• TASK DIRECTIONS: Will you write out the data exactly, excluding every picture?
_ _ _ _
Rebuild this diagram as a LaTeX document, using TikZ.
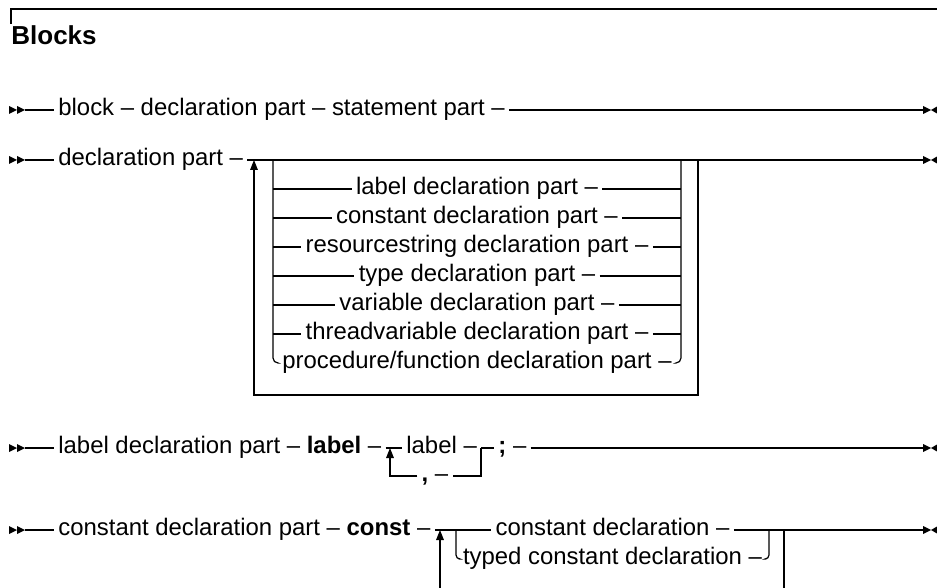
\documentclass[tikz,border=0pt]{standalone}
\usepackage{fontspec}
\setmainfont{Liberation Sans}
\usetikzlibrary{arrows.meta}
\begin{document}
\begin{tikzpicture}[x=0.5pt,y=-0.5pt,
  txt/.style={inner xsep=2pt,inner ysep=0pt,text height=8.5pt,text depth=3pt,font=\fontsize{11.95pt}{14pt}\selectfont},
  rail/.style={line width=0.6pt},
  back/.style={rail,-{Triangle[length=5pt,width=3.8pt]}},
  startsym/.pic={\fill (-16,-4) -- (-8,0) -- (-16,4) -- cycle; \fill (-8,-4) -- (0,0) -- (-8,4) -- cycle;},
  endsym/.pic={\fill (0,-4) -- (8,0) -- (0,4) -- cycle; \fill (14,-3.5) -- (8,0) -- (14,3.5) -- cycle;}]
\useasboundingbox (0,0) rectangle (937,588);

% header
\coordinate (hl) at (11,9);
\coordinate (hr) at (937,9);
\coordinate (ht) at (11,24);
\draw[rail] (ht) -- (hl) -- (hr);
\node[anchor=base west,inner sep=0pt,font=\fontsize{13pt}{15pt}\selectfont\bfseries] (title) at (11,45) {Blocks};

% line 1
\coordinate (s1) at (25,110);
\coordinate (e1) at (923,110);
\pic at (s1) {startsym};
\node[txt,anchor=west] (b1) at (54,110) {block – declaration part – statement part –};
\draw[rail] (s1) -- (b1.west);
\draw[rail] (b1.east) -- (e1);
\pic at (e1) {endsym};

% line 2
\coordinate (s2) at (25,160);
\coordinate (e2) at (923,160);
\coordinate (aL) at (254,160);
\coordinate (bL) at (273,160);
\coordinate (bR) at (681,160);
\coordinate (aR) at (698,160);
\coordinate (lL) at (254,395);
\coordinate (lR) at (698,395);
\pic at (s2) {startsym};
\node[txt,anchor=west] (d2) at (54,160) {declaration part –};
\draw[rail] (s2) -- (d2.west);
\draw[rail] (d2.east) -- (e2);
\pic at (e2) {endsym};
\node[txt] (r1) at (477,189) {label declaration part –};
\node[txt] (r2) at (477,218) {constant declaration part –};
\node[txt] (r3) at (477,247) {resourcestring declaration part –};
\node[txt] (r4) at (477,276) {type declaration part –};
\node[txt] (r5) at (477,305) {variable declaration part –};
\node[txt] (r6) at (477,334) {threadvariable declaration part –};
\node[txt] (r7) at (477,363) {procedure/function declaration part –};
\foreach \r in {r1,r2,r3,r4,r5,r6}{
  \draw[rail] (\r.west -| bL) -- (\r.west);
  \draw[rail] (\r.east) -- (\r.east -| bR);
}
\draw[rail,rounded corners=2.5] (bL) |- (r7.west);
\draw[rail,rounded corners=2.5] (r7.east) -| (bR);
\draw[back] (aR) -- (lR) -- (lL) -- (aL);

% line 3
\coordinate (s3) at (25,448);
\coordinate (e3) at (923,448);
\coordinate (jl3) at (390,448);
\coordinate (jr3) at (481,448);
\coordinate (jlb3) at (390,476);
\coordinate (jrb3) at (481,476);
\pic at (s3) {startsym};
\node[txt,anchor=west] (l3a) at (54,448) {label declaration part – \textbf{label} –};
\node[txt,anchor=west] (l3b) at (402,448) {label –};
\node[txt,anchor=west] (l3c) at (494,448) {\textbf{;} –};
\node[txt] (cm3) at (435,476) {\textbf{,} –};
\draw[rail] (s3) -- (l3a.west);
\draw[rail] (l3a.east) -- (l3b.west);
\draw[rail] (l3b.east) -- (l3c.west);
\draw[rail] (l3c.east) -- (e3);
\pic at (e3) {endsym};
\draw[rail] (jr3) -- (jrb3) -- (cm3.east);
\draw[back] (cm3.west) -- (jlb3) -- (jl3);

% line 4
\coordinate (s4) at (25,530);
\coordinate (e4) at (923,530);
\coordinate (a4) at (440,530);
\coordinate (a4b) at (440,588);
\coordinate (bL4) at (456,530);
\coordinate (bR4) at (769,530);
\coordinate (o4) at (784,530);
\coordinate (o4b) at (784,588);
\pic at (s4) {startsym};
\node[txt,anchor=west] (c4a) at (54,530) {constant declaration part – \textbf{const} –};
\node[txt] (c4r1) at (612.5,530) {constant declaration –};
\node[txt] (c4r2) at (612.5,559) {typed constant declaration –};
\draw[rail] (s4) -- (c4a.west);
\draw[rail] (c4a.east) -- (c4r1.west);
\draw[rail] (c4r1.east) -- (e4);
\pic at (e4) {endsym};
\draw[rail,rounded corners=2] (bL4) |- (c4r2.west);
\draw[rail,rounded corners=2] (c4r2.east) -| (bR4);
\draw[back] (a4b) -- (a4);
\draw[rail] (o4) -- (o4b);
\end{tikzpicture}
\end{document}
_ _ _ _
• COMPLETE RESPONSE:
Rebuild this diagram as a LaTeX document, using TikZ.
\documentclass[tikz,border=0pt]{standalone}
\usepackage{fontspec}
\setmainfont{Liberation Sans}
\usetikzlibrary{arrows.meta}
\begin{document}
\begin{tikzpicture}[x=0.5pt,y=-0.5pt,
  txt/.style={inner xsep=2pt,inner ysep=0pt,text height=8.5pt,text depth=3pt,font=\fontsize{11.95pt}{14pt}\selectfont},
  rail/.style={line width=0.6pt},
  back/.style={rail,-{Triangle[length=5pt,width=3.8pt]}},
  startsym/.pic={\fill (-16,-4) -- (-8,0) -- (-16,4) -- cycle; \fill (-8,-4) -- (0,0) -- (-8,4) -- cycle;},
  endsym/.pic={\fill (0,-4) -- (8,0) -- (0,4) -- cycle; \fill (14,-3.5) -- (8,0) -- (14,3.5) -- cycle;}]
\useasboundingbox (0,0) rectangle (937,588);

% header
\coordinate (hl) at (11,9);
\coordinate (hr) at (937,9);
\coordinate (ht) at (11,24);
\draw[rail] (ht) -- (hl) -- (hr);
\node[anchor=base west,inner sep=0pt,font=\fontsize{13pt}{15pt}\selectfont\bfseries] (title) at (11,45) {Blocks};

% line 1
\coordinate (s1) at (25,110);
\coordinate (e1) at (923,110);
\pic at (s1) {startsym};
\node[txt,anchor=west] (b1) at (54,110) {block – declaration part – statement part –};
\draw[rail] (s1) -- (b1.west);
\draw[rail] (b1.east) -- (e1);
\pic at (e1) {endsym};

% line 2
\coordinate (s2) at (25,160);
\coordinate (e2) at (923,160);
\coordinate (aL) at (254,160);
\coordinate (bL) at (273,160);
\coordinate (bR) at (681,160);
\coordinate (aR) at (698,160);
\coordinate (lL) at (254,395);
\coordinate (lR) at (698,395);
\pic at (s2) {startsym};
\node[txt,anchor=west] (d2) at (54,160) {declaration part –};
\draw[rail] (s2) -- (d2.west);
\draw[rail] (d2.east) -- (e2);
\pic at (e2) {endsym};
\node[txt] (r1) at (477,189) {label declaration part –};
\node[txt] (r2) at (477,218) {constant declaration part –};
\node[txt] (r3) at (477,247) {resourcestring declaration part –};
\node[txt] (r4) at (477,276) {type declaration part –};
\node[txt] (r5) at (477,305) {variable declaration part –};
\node[txt] (r6) at (477,334) {threadvariable declaration part –};
\node[txt] (r7) at (477,363) {procedure/function declaration part –};
\foreach \r in {r1,r2,r3,r4,r5,r6}{
  \draw[rail] (\r.west -| bL) -- (\r.west);
  \draw[rail] (\r.east) -- (\r.east -| bR);
}
\draw[rail,rounded corners=2.5] (bL) |- (r7.west);
\draw[rail,rounded corners=2.5] (r7.east) -| (bR);
\draw[back] (aR) -- (lR) -- (lL) -- (aL);

% line 3
\coordinate (s3) at (25,448);
\coordinate (e3) at (923,448);
\coordinate (jl3) at (390,448);
\coordinate (jr3) at (481,448);
\coordinate (jlb3) at (390,476);
\coordinate (jrb3) at (481,476);
\pic at (s3) {startsym};
\node[txt,anchor=west] (l3a) at (54,448) {label declaration part – \textbf{label} –};
\node[txt,anchor=west] (l3b) at (402,448) {label –};
\node[txt,anchor=west] (l3c) at (494,448) {\textbf{;} –};
\node[txt] (cm3) at (435,476) {\textbf{,} –};
\draw[rail] (s3) -- (l3a.west);
\draw[rail] (l3a.east) -- (l3b.west);
\draw[rail] (l3b.east) -- (l3c.west);
\draw[rail] (l3c.east) -- (e3);
\pic at (e3) {endsym};
\draw[rail] (jr3) -- (jrb3) -- (cm3.east);
\draw[back] (cm3.west) -- (jlb3) -- (jl3);

% line 4
\coordinate (s4) at (25,530);
\coordinate (e4) at (923,530);
\coordinate (a4) at (440,530);
\coordinate (a4b) at (440,588);
\coordinate (bL4) at (456,530);
\coordinate (bR4) at (769,530);
\coordinate (o4) at (784,530);
\coordinate (o4b) at (784,588);
\pic at (s4) {startsym};
\node[txt,anchor=west] (c4a) at (54,530) {constant declaration part – \textbf{const} –};
\node[txt] (c4r1) at (612.5,530) {constant declaration –};
\node[txt] (c4r2) at (612.5,559) {typed constant declaration –};
\draw[rail] (s4) -- (c4a.west);
\draw[rail] (c4a.east) -- (c4r1.west);
\draw[rail] (c4r1.east) -- (e4);
\pic at (e4) {endsym};
\draw[rail,rounded corners=2] (bL4) |- (c4r2.west);
\draw[rail,rounded corners=2] (c4r2.east) -| (bR4);
\draw[back] (a4b) -- (a4);
\draw[rail] (o4) -- (o4b);
\end{tikzpicture}
\end{document}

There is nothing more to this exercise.